**DIRECTIONS**. Collect all lines below with the string "seaborn".

**SUPPLIED MATERIAL**.
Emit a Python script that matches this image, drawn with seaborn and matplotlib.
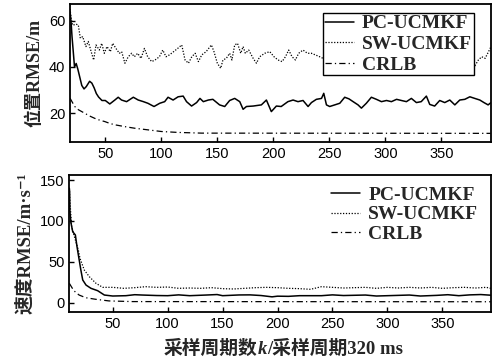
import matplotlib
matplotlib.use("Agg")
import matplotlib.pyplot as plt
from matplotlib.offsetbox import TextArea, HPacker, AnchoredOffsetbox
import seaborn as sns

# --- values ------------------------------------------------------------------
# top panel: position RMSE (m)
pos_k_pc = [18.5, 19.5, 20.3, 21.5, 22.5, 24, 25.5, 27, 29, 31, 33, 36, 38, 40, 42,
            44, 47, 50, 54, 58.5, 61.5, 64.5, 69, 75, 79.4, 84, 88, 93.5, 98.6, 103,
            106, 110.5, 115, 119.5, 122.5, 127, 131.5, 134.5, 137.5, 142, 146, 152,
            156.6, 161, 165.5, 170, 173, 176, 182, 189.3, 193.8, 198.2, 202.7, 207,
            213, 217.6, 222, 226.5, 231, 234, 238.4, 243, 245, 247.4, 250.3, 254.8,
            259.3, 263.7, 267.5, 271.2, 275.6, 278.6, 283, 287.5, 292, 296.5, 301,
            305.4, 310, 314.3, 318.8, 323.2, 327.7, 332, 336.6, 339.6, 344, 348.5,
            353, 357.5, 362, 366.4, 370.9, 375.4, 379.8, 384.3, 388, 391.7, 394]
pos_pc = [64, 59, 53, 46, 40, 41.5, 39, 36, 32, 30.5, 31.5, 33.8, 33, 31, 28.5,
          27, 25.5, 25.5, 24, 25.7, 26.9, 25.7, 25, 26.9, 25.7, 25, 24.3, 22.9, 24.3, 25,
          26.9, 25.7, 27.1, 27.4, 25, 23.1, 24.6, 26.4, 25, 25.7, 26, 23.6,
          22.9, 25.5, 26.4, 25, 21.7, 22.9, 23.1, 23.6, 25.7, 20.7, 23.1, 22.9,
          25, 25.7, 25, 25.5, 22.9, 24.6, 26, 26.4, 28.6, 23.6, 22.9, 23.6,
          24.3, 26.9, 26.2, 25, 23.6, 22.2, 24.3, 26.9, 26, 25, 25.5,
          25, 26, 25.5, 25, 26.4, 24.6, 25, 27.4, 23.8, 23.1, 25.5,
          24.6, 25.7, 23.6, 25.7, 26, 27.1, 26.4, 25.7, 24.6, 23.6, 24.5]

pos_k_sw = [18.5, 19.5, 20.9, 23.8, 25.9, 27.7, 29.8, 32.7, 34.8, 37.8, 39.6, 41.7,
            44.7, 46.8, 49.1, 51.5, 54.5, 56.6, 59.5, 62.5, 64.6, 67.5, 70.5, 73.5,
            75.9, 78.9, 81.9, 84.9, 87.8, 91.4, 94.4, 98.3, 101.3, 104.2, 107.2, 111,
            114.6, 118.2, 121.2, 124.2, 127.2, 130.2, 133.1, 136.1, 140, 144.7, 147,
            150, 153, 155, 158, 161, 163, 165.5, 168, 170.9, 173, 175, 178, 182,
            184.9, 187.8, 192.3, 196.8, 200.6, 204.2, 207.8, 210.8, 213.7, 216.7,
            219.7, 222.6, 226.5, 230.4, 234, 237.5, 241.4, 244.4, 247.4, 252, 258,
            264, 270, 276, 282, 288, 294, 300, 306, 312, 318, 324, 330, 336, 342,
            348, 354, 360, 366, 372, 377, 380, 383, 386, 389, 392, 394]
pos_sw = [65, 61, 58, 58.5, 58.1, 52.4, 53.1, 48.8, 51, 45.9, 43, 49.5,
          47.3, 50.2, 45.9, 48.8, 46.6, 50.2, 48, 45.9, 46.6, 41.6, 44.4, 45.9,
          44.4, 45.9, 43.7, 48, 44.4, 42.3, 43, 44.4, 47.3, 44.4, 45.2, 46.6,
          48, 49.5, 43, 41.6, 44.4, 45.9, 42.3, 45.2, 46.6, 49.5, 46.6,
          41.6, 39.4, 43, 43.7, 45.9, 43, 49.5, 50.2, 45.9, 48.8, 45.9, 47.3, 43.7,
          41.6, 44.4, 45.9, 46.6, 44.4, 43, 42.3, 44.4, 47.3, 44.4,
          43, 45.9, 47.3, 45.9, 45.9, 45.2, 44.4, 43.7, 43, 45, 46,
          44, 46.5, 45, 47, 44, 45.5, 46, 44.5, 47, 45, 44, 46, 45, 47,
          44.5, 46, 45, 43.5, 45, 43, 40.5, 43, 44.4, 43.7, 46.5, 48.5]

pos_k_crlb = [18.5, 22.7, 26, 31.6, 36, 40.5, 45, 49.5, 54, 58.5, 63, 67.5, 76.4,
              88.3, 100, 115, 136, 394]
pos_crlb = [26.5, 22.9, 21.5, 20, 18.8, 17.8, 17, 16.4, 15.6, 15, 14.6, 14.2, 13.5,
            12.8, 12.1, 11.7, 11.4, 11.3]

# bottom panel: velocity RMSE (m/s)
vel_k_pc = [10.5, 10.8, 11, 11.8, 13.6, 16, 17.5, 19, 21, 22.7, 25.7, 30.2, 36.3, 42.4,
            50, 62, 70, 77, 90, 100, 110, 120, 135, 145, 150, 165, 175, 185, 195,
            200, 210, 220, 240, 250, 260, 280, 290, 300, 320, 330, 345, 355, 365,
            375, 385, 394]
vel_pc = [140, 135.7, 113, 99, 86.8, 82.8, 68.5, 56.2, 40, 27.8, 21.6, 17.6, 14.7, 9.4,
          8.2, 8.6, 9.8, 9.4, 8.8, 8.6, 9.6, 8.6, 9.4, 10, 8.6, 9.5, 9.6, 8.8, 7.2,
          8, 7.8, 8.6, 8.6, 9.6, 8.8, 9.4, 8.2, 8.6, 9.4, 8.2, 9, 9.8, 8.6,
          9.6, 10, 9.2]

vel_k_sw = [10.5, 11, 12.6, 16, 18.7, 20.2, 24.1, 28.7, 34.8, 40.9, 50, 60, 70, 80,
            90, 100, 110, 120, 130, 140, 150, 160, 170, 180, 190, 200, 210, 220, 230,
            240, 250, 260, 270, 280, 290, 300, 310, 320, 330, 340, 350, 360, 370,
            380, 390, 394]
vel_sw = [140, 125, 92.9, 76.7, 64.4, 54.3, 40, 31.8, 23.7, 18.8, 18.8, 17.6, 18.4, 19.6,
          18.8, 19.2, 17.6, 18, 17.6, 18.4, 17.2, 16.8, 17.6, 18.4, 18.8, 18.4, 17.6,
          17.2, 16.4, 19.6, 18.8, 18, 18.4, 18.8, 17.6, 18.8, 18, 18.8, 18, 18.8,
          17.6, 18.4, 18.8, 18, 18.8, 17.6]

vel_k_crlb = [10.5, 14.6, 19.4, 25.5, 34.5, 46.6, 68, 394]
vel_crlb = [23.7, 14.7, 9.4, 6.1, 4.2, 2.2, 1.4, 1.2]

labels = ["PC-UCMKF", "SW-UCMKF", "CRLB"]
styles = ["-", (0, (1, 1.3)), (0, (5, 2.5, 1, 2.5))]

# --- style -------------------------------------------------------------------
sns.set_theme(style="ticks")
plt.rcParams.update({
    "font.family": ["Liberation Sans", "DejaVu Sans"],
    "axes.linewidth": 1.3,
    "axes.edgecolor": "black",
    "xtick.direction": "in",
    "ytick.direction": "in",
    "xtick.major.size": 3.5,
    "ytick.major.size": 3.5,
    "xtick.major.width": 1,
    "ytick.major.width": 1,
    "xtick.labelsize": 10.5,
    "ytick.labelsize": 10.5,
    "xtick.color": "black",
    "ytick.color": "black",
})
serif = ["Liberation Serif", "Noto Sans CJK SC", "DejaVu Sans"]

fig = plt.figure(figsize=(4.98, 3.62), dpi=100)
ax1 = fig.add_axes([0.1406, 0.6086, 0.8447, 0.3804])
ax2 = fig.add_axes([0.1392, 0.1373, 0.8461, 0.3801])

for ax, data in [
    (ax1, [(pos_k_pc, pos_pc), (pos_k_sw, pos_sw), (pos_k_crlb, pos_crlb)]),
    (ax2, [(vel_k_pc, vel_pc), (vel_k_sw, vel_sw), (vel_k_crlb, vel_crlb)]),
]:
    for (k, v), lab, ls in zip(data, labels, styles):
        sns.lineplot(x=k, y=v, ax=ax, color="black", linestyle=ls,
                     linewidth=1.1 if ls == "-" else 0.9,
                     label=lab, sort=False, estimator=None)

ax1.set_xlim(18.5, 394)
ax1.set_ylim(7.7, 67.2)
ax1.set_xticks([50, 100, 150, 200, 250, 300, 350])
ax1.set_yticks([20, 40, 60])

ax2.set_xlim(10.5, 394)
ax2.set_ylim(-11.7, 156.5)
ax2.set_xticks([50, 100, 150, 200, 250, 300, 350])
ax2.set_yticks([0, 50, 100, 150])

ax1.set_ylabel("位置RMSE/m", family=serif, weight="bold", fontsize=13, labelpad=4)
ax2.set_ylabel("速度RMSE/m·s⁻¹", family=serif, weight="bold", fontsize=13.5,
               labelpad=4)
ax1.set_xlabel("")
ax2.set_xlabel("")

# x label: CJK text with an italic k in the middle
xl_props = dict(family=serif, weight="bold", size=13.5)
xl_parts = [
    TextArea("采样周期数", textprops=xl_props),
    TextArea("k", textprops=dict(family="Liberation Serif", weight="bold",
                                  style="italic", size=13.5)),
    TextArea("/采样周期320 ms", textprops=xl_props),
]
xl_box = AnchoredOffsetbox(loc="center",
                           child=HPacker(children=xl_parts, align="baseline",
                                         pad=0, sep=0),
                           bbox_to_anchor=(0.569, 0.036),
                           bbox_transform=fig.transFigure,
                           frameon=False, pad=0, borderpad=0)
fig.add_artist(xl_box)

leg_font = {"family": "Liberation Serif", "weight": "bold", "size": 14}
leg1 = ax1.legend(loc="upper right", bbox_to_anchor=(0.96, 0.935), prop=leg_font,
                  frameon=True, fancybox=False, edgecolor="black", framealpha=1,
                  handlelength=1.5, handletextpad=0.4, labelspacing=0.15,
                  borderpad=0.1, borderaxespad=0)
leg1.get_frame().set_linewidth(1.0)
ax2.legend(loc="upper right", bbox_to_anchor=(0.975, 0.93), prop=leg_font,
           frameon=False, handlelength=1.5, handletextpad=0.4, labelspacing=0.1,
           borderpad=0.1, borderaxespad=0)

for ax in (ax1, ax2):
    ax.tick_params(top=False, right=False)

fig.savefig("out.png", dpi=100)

**RESPONSE FOR THIS EXERCISE**.
Emit a Python script that matches this image, drawn with seaborn and matplotlib.
import seaborn as sns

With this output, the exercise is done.